WHAT TO DO. Copy the data exactly; pictures stay out of the copy.

SOURCE MATERIAL.
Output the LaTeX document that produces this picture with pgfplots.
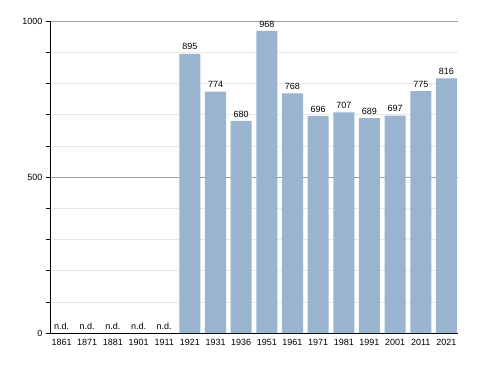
\documentclass[border=0pt]{standalone}
\usepackage{pgfplots}
\pgfplotsset{compat=1.18}
\usepackage{fontspec}
\setmainfont{Liberation Sans}
\definecolor{barc}{HTML}{9AB4D0}
\begin{document}
\begin{tikzpicture}
\begin{axis}[name=ax, at={(50pt,40pt)}, anchor=south west,
  scale only axis, width=408pt, height=312pt,
  xmin=-0.45, xmax=15.45, ymin=0, ymax=1000,
  axis x line*=bottom, axis y line*=left,
  axis line style={-, black, line width=0.8pt},
  xtick={0,...,15},
  xticklabels={1861,1871,1881,1901,1911,1921,1931,1936,1951,1961,1971,1981,1991,2001,2011,2021},
  x tick style={draw=none},
  ytick={0,500,1000},
  minor ytick={100,200,300,400,600,700,800,900},
  y tick style={black, line width=0.6pt},
  tick align=outside, major tick length=4pt, minor tick length=4pt,
  ymajorgrids, yminorgrids,
  major grid style={gray!75, line width=0.6pt},
  minor grid style={gray!18, line width=0.6pt},
  tick label style={font=\fontsize{9}{10}\selectfont},
  xticklabel style={yshift=1pt},
  /pgf/number format/1000 sep={},
  /pgf/number format/assume math mode=true,
  clip=false,
]
\addplot[ybar, bar width=0.82, fill=barc, draw=none,
  nodes near coords, every node near coord/.append style={font=\fontsize{9}{10}\selectfont, black, inner sep=3.5pt}]
  coordinates {(5,895) (6,774) (7,680) (8,968) (9,768) (10,696) (11,707) (12,689) (13,697) (14,775) (15,816)};
\addplot[draw=none, mark=none, nodes near coords={n.d.},
  every node near coord/.append style={font=\fontsize{9}{10}\selectfont, black, inner sep=3.5pt}]
  coordinates {(0,0) (1,0) (2,0) (3,0) (4,0)};
\end{axis}
\pgfresetboundingbox
\path[use as bounding box] (0,0) rectangle (488pt,373pt);
\end{tikzpicture}
\end{document}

EXPECTED ANSWER.
Output the LaTeX document that produces this picture with pgfplots.
\documentclass[border=0pt]{standalone}
\usepackage{pgfplots}
\pgfplotsset{compat=1.18}
\usepackage{fontspec}
\setmainfont{Liberation Sans}
\definecolor{barc}{HTML}{9AB4D0}
\begin{document}
\begin{tikzpicture}
\begin{axis}[name=ax, at={(50pt,40pt)}, anchor=south west,
  scale only axis, width=408pt, height=312pt,
  xmin=-0.45, xmax=15.45, ymin=0, ymax=1000,
  axis x line*=bottom, axis y line*=left,
  axis line style={-, black, line width=0.8pt},
  xtick={0,...,15},
  xticklabels={1861,1871,1881,1901,1911,1921,1931,1936,1951,1961,1971,1981,1991,2001,2011,2021},
  x tick style={draw=none},
  ytick={0,500,1000},
  minor ytick={100,200,300,400,600,700,800,900},
  y tick style={black, line width=0.6pt},
  tick align=outside, major tick length=4pt, minor tick length=4pt,
  ymajorgrids, yminorgrids,
  major grid style={gray!75, line width=0.6pt},
  minor grid style={gray!18, line width=0.6pt},
  tick label style={font=\fontsize{9}{10}\selectfont},
  xticklabel style={yshift=1pt},
  /pgf/number format/1000 sep={},
  /pgf/number format/assume math mode=true,
  clip=false,
]
\addplot[ybar, bar width=0.82, fill=barc, draw=none,
  nodes near coords, every node near coord/.append style={font=\fontsize{9}{10}\selectfont, black, inner sep=3.5pt}]
  coordinates {(5,895) (6,774) (7,680) (8,968) (9,768) (10,696) (11,707) (12,689) (13,697) (14,775) (15,816)};
\addplot[draw=none, mark=none, nodes near coords={n.d.},
  every node near coord/.append style={font=\fontsize{9}{10}\selectfont, black, inner sep=3.5pt}]
  coordinates {(0,0) (1,0) (2,0) (3,0) (4,0)};
\end{axis}
\pgfresetboundingbox
\path[use as bounding box] (0,0) rectangle (488pt,373pt);
\end{tikzpicture}
\end{document}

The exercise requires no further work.